* EXERCISE OBJECTIVE
Begin with the first line and repeat exactly through the line containing "const ORANGE = '#f4a35e';"; leave every image out.

* ENTRIES SUPPLIED
--- Begin ---

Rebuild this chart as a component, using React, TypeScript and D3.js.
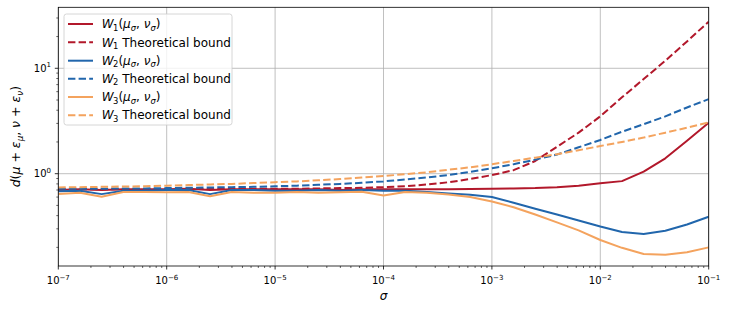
import React from 'react';
import * as d3 from 'd3';

// sample points, log10(sigma)
const sigmaExp = [
  -7.0, -6.8, -6.6, -6.4, -6.2, -6.0, -5.8, -5.6, -5.4, -5.2, -5.0,
  -4.8, -4.6, -4.4, -4.2, -4.0, -3.8, -3.6, -3.4, -3.2, -3.0,
  -2.8, -2.6, -2.4, -2.2, -2.0, -1.8, -1.6, -1.4, -1.2, -1.0,
];

const w1 = [
  0.70, 0.71, 0.70, 0.71, 0.71, 0.71, 0.72, 0.70, 0.71, 0.71, 0.71,
  0.71, 0.71, 0.70, 0.71, 0.71, 0.71, 0.71, 0.71, 0.715, 0.72,
  0.725, 0.73, 0.745, 0.77, 0.81, 0.85, 1.045, 1.4, 2.05, 3.05,
];
const w1Bound = [
  0.71, 0.71, 0.71, 0.71, 0.71, 0.715, 0.715, 0.715, 0.72, 0.72, 0.72,
  0.72, 0.725, 0.73, 0.735, 0.745, 0.76, 0.79, 0.83, 0.89, 0.97,
  1.08, 1.32, 1.8, 2.45, 3.5, 5.3, 7.9, 11.8, 18.0, 27.7,
];
const w2 = [
  0.68, 0.69, 0.64, 0.69, 0.69, 0.70, 0.70, 0.64, 0.70, 0.70, 0.69,
  0.69, 0.70, 0.69, 0.70, 0.69, 0.69, 0.67, 0.65, 0.63, 0.60,
  0.53, 0.465, 0.41, 0.36, 0.315, 0.28, 0.268, 0.287, 0.33, 0.39,
];
const w2Bound = [
  0.72, 0.72, 0.72, 0.725, 0.725, 0.73, 0.735, 0.74, 0.745, 0.75, 0.76,
  0.77, 0.785, 0.80, 0.82, 0.845, 0.88, 0.92, 0.97, 1.04, 1.125,
  1.23, 1.36, 1.52, 1.78, 2.09, 2.5, 2.95, 3.5, 4.25, 5.1,
];
const w3 = [
  0.64, 0.66, 0.605, 0.67, 0.67, 0.665, 0.67, 0.61, 0.67, 0.66, 0.66,
  0.67, 0.66, 0.665, 0.675, 0.62, 0.67, 0.66, 0.635, 0.60, 0.545,
  0.48, 0.41, 0.345, 0.29, 0.235, 0.198, 0.173, 0.17, 0.18, 0.20,
];
const w3Bound = [
  0.74, 0.745, 0.75, 0.755, 0.76, 0.77, 0.78, 0.79, 0.80, 0.815, 0.83,
  0.845, 0.865, 0.89, 0.92, 0.95, 0.99, 1.03, 1.09, 1.15, 1.23,
  1.32, 1.42, 1.53, 1.67, 1.83, 2.0, 2.2, 2.45, 2.73, 3.07,
];

const xTickExp = [-7, -6, -5, -4, -3, -2, -1];
const yTickExp = [0, 1];

const RED = '#b2182b';
const BLUE = '#2166ac';
const ORANGE = '#f4a35e';

const series = [
  { values: w1, color: RED, dashed: false, idx: '1', bound: false },
  { values: w1Bound, color: RED, dashed: true, idx: '1', bound: true },
  { values: w2, color: BLUE, dashed: false, idx: '2', bound: false },
  { values: w2Bound, color: BLUE, dashed: true, idx: '2', bound: true },
  { values: w3, color: ORANGE, dashed: false, idx: '3', bound: false },
  { values: w3Bound, color: ORANGE, dashed: true, idx: '3', bound: true },
];

const W = 731;
const H = 312;
const L = 58.3, R = 708.7, T = 7.3, B = 266;
const FONT = 'DejaVu Sans';

function LegendLabel({ idx, bound, x, y }: { idx: string; bound: boolean; x: number; y: number }) {
  if (bound) {
    return (
      <text x={x} y={y} fontFamily={FONT} fontSize={12} fill="#000">
        <tspan fontStyle="italic">W</tspan>
        <tspan fontSize={8.4} dy={2.5} dx={-0.5}>{idx}</tspan>
        <tspan dy={-2.5}> Theoretical bound</tspan>
      </text>
    );
  }
  return (
    <text x={x} y={y} fontFamily={FONT} fontSize={12} fill="#000">
      <tspan fontStyle="italic">W</tspan>
      <tspan fontSize={8.4} dy={2.5} dx={-0.5}>{idx}</tspan>
      <tspan dy={-2.5}>(</tspan>
      <tspan fontStyle="italic">μ</tspan>
      <tspan fontSize={8.4} fontStyle="italic" dy={2.5}>σ</tspan>
      <tspan dy={-2.5}>, </tspan>
      <tspan fontStyle="italic">ν</tspan>
      <tspan fontSize={8.4} fontStyle="italic" dy={2.5}>σ</tspan>
      <tspan dy={-2.5}>)</tspan>
    </text>
  );
}

export default function App() {
  const sigma = sigmaExp.map((e) => Math.pow(10, e));
  const x = d3.scaleLog().domain([1e-7, 1e-1]).range([L, R]);
  const y = d3.scaleLog().domain([0.1331, 37.9]).range([B, T]);

  const line = d3
    .line<number>()
    .x((_, i) => x(sigma[i]))
    .y((d) => y(d));

  const xMinor: number[] = [];
  for (let e = -7; e < -1; e++) {
    for (let m = 2; m <= 9; m++) xMinor.push(m * Math.pow(10, e));
  }
  const yMinor: number[] = [];
  for (let e = -1; e <= 1; e++) {
    for (let m = 2; m <= 9; m++) {
      const v = m * Math.pow(10, e);
      if (v > 0.1331 && v < 37.9) yMinor.push(v);
    }
  }

  const legendRows = [24, 42.3, 60.7, 78.7, 97, 115.2];

  return (
    <svg width={W} height={H} style={{ position: 'absolute', left: 0, top: 0 }}>
      <defs>
        <clipPath id="plot">
          <rect x={L} y={T} width={R - L} height={B - T} />
        </clipPath>
      </defs>
      <rect x={0} y={0} width={W} height={H} fill="#fff" />

      {/* grid */}
      <g stroke="#b0b0b0" strokeWidth={0.8}>
        {xTickExp.map((e) => (
          <line key={'gx' + e} x1={x(Math.pow(10, e))} x2={x(Math.pow(10, e))} y1={T} y2={B} />
        ))}
        {yTickExp.map((e) => (
          <line key={'gy' + e} x1={L} x2={R} y1={y(Math.pow(10, e))} y2={y(Math.pow(10, e))} />
        ))}
      </g>

      {/* series */}
      <g clipPath="url(#plot)" fill="none">
        {series.map((s, i) => (
          <path
            key={i}
            d={line(s.values) || ''}
            stroke={s.color}
            strokeWidth={2}
            strokeDasharray={s.dashed ? '7.4 3.2' : undefined}
            strokeLinejoin="round"
          />
        ))}
      </g>

      {/* spines */}
      <rect x={L} y={T} width={R - L} height={B - T} fill="none" stroke="#000" strokeWidth={0.8} />

      {/* ticks */}
      <g stroke="#000" strokeWidth={0.8}>
        {xTickExp.map((e) => (
          <line key={'tx' + e} x1={x(Math.pow(10, e))} x2={x(Math.pow(10, e))} y1={B} y2={B + 3.5} />
        ))}
        {xMinor.map((v, i) => (
          <line key={'mx' + i} x1={x(v)} x2={x(v)} y1={B} y2={B + 2} strokeWidth={0.6} />
        ))}
        {yTickExp.map((e) => (
          <line key={'ty' + e} x1={L - 3.5} x2={L} y1={y(Math.pow(10, e))} y2={y(Math.pow(10, e))} />
        ))}
        {yMinor.map((v, i) => (
          <line key={'my' + i} x1={L - 2} x2={L} y1={y(v)} y2={y(v)} strokeWidth={0.6} />
        ))}
      </g>

      {/* x tick labels */}
      {xTickExp.map((e) => (
        <text key={'lx' + e} x={x(Math.pow(10, e))} y={284} textAnchor="middle" fontFamily={FONT} fontSize={10}>
          10
          <tspan fontSize={7} dy={-4.5}>{'−' + Math.abs(e)}</tspan>
        </text>
      ))}
      {/* y tick labels */}
      {yTickExp.map((e) => (
        <text key={'ly' + e} x={51} y={y(Math.pow(10, e)) + 3.5} textAnchor="end" fontFamily={FONT} fontSize={10}>
          10
          <tspan fontSize={7} dy={-4.5}>{String(e)}</tspan>
        </text>
      ))}

      {/* axis labels */}
      <text x={(L + R) / 2} y={300} textAnchor="middle" fontFamily={FONT} fontSize={12} fontStyle="italic">
        σ
      </text>
      <text
        transform={`translate(20, ${(T + B) / 2}) rotate(-90)`}
        textAnchor="middle"
        fontFamily={FONT}
        fontSize={12.5}
      >
        <tspan fontStyle="italic">d</tspan>
        <tspan>(</tspan>
        <tspan fontStyle="italic">μ</tspan>
        <tspan> + </tspan>
        <tspan fontStyle="italic">ε</tspan>
        <tspan fontSize={8.7} fontStyle="italic" dy={2.5}>μ</tspan>
        <tspan dy={-2.5}>, </tspan>
        <tspan fontStyle="italic">ν</tspan>
        <tspan> + </tspan>
        <tspan fontStyle="italic">ε</tspan>
        <tspan fontSize={8.7} fontStyle="italic" dy={2.5}>ν</tspan>
        <tspan dy={-2.5}>)</tspan>
      </text>

      {/* legend */}
      <g>
        <rect x={64} y={14} width={168} height={111} rx={2.5} fill="#fff" fillOpacity={0.8} stroke="#cccccc" strokeWidth={0.8} />
        {series.map((s, i) => (
          <g key={'lg' + i}>
            <line
              x1={68}
              x2={93}
              y1={legendRows[i]}
              y2={legendRows[i]}
              stroke={s.color}
              strokeWidth={2}
              strokeDasharray={s.dashed ? '7.4 3.2' : undefined}
            />
            <LegendLabel idx={s.idx} bound={s.bound} x={101.7} y={legendRows[i] + 4.2} />
          </g>
        ))}
      </g>
    </svg>
  );
}
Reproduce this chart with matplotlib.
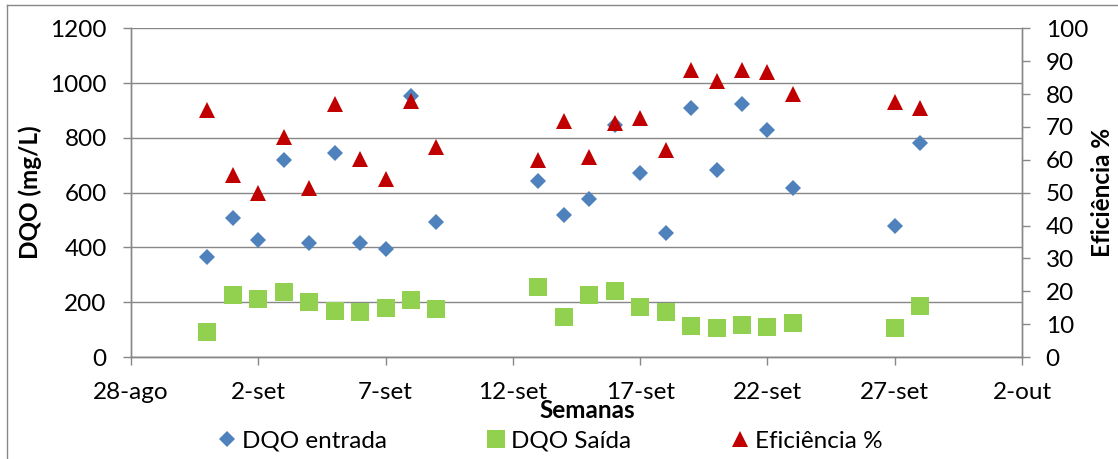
import matplotlib
matplotlib.use('Agg')
import matplotlib.pyplot as plt
import pandas as pd
from matplotlib.lines import Line2D

plt.rcParams['font.family'] = ['Lato', 'DejaVu Sans']

# datas das coletas
datas = ['2012-08-31', '2012-09-01', '2012-09-02', '2012-09-03', '2012-09-04',
         '2012-09-05', '2012-09-06', '2012-09-07', '2012-09-08', '2012-09-09',
         '2012-09-13', '2012-09-14', '2012-09-15', '2012-09-16', '2012-09-17',
         '2012-09-18', '2012-09-19', '2012-09-20', '2012-09-21', '2012-09-22',
         '2012-09-23', '2012-09-27', '2012-09-28']

dqo_entrada = [365, 509, 428, 721, 417, 746, 415, 395, 952, 494, 641, 520,
               576, 846, 671, 452, 908, 683, 922, 827, 618, 478, 782]
dqo_saida = [91, 226, 213, 237, 201, 168, 164, 179, 209, 175, 255, 146,
             227, 242, 182, 164, 113, 106, 117, 109, 124, 106, 187]
eficiencia = [75.1, 55.5, 50.0, 67.0, 51.5, 77.1, 60.3, 54.3, 77.8, 64.0, 59.9,
              71.9, 60.8, 71.3, 72.6, 63.1, 87.4, 84.0, 87.2, 86.7, 80.0, 77.5, 75.8]

tick_datas = ['2012-08-28', '2012-09-02', '2012-09-07', '2012-09-12',
              '2012-09-17', '2012-09-22', '2012-09-27', '2012-10-02']
tick_labels = ['28-ago', '2-set', '7-set', '12-set', '17-set', '22-set', '27-set', '2-out']

x = pd.to_datetime(datas)
xt = pd.to_datetime(tick_datas)

grid_color = '#878787'
fs = 17.5
W, H = 1118, 459

figure = plt.figure(figsize=(W / 100, H / 100), dpi=100)
axes = figure.add_axes([131 / W, 102 / H, 891 / W, 328.7 / H])
axes2 = axes.twinx()

l1, = axes.plot(x, dqo_entrada, linestyle='none', marker='D', markersize=8.4,
                color='#4F81BD', markeredgewidth=0, label='DQO entrada', zorder=3)
l2, = axes.plot(x, dqo_saida, linestyle='none', marker='s', markersize=13.2,
                color='#92D050', markeredgewidth=0, label='DQO Saída', zorder=3)
l3, = axes2.plot(x, eficiencia, linestyle='none', marker='^', markersize=12,
                 color='#C00000', markeredgewidth=0, label='Eficiência %', zorder=3)

axes.set_xlim(xt[0], xt[-1])
axes.set_ylim(0, 1200)
axes.set_yticks(range(0, 1201, 200))
axes.set_xticks(xt)
axes.set_xticklabels(tick_labels)
axes2.set_ylim(0, 100)
axes2.set_yticks(range(0, 101, 10))

axes.grid(axis='y', color=grid_color, linewidth=1.0)
axes.set_axisbelow(True)

for ax in (axes, axes2):
    ax.spines['top'].set_visible(False)
    for side in ('left', 'right', 'bottom'):
        ax.spines[side].set_color(grid_color)
        ax.spines[side].set_linewidth(1.0)
    ax.tick_params(length=6, width=1.0, color=grid_color, labelsize=fs,
                   labelcolor='black')

axes.tick_params(axis='y', pad=11.5)
axes.tick_params(axis='x', pad=12)
axes2.tick_params(axis='y', pad=11)

figure.text(30 / W, 1 - 192 / H, 'DQO (mg/L)', fontsize=fs, fontweight='bold',
            rotation=90, ha='center', va='center')
figure.text(1102 / W, 1 - 192 / H, 'Eficiência %', fontsize=fs, fontweight='bold',
            rotation=90, ha='center', va='center')
figure.text(587 / W, 1 - 410 / H, 'Semanas', fontsize=fs, fontweight='bold',
            ha='center', va='center')

figure.legend(handles=[l1, l2, l3], loc='center', bbox_to_anchor=(550 / W, 1 - 441 / H),
              ncol=3, frameon=False, fontsize=fs, handlelength=0.8,
              handletextpad=0.2, columnspacing=4.1, borderaxespad=0, borderpad=0)

# moldura da área do gráfico
figure.add_artist(Line2D([7 / W, 7 / W], [0, 1 - 5 / H],
                         transform=figure.transFigure, color=grid_color, linewidth=1.0))
figure.add_artist(Line2D([7 / W, 1], [1 - 5 / H, 1 - 5 / H],
                         transform=figure.transFigure, color=grid_color, linewidth=1.0))

figure.savefig('out.png', dpi=100)
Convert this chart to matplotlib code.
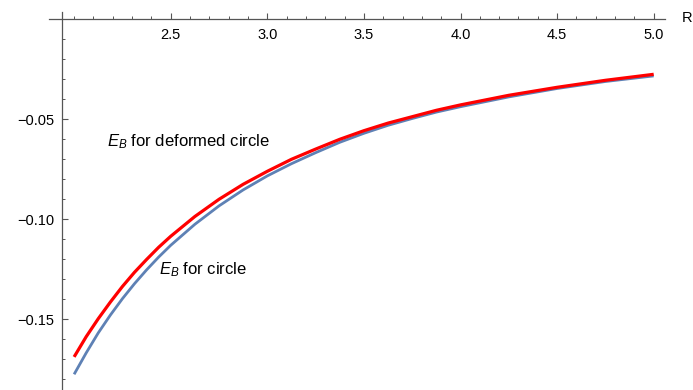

--- End ---

* RESULT
Rebuild this chart as a component, using React, TypeScript and D3.js.
import React from 'react';
import * as d3 from 'd3';

// sample points, log10(sigma)
const sigmaExp = [
  -7.0, -6.8, -6.6, -6.4, -6.2, -6.0, -5.8, -5.6, -5.4, -5.2, -5.0,
  -4.8, -4.6, -4.4, -4.2, -4.0, -3.8, -3.6, -3.4, -3.2, -3.0,
  -2.8, -2.6, -2.4, -2.2, -2.0, -1.8, -1.6, -1.4, -1.2, -1.0,
];

const w1 = [
  0.70, 0.71, 0.70, 0.71, 0.71, 0.71, 0.72, 0.70, 0.71, 0.71, 0.71,
  0.71, 0.71, 0.70, 0.71, 0.71, 0.71, 0.71, 0.71, 0.715, 0.72,
  0.725, 0.73, 0.745, 0.77, 0.81, 0.85, 1.045, 1.4, 2.05, 3.05,
];
const w1Bound = [
  0.71, 0.71, 0.71, 0.71, 0.71, 0.715, 0.715, 0.715, 0.72, 0.72, 0.72,
  0.72, 0.725, 0.73, 0.735, 0.745, 0.76, 0.79, 0.83, 0.89, 0.97,
  1.08, 1.32, 1.8, 2.45, 3.5, 5.3, 7.9, 11.8, 18.0, 27.7,
];
const w2 = [
  0.68, 0.69, 0.64, 0.69, 0.69, 0.70, 0.70, 0.64, 0.70, 0.70, 0.69,
  0.69, 0.70, 0.69, 0.70, 0.69, 0.69, 0.67, 0.65, 0.63, 0.60,
  0.53, 0.465, 0.41, 0.36, 0.315, 0.28, 0.268, 0.287, 0.33, 0.39,
];
const w2Bound = [
  0.72, 0.72, 0.72, 0.725, 0.725, 0.73, 0.735, 0.74, 0.745, 0.75, 0.76,
  0.77, 0.785, 0.80, 0.82, 0.845, 0.88, 0.92, 0.97, 1.04, 1.125,
  1.23, 1.36, 1.52, 1.78, 2.09, 2.5, 2.95, 3.5, 4.25, 5.1,
];
const w3 = [
  0.64, 0.66, 0.605, 0.67, 0.67, 0.665, 0.67, 0.61, 0.67, 0.66, 0.66,
  0.67, 0.66, 0.665, 0.675, 0.62, 0.67, 0.66, 0.635, 0.60, 0.545,
  0.48, 0.41, 0.345, 0.29, 0.235, 0.198, 0.173, 0.17, 0.18, 0.20,
];
const w3Bound = [
  0.74, 0.745, 0.75, 0.755, 0.76, 0.77, 0.78, 0.79, 0.80, 0.815, 0.83,
  0.845, 0.865, 0.89, 0.92, 0.95, 0.99, 1.03, 1.09, 1.15, 1.23,
  1.32, 1.42, 1.53, 1.67, 1.83, 2.0, 2.2, 2.45, 2.73, 3.07,
];

const xTickExp = [-7, -6, -5, -4, -3, -2, -1];
const yTickExp = [0, 1];

const RED = '#b2182b';
const BLUE = '#2166ac';
const ORANGE = '#f4a35e';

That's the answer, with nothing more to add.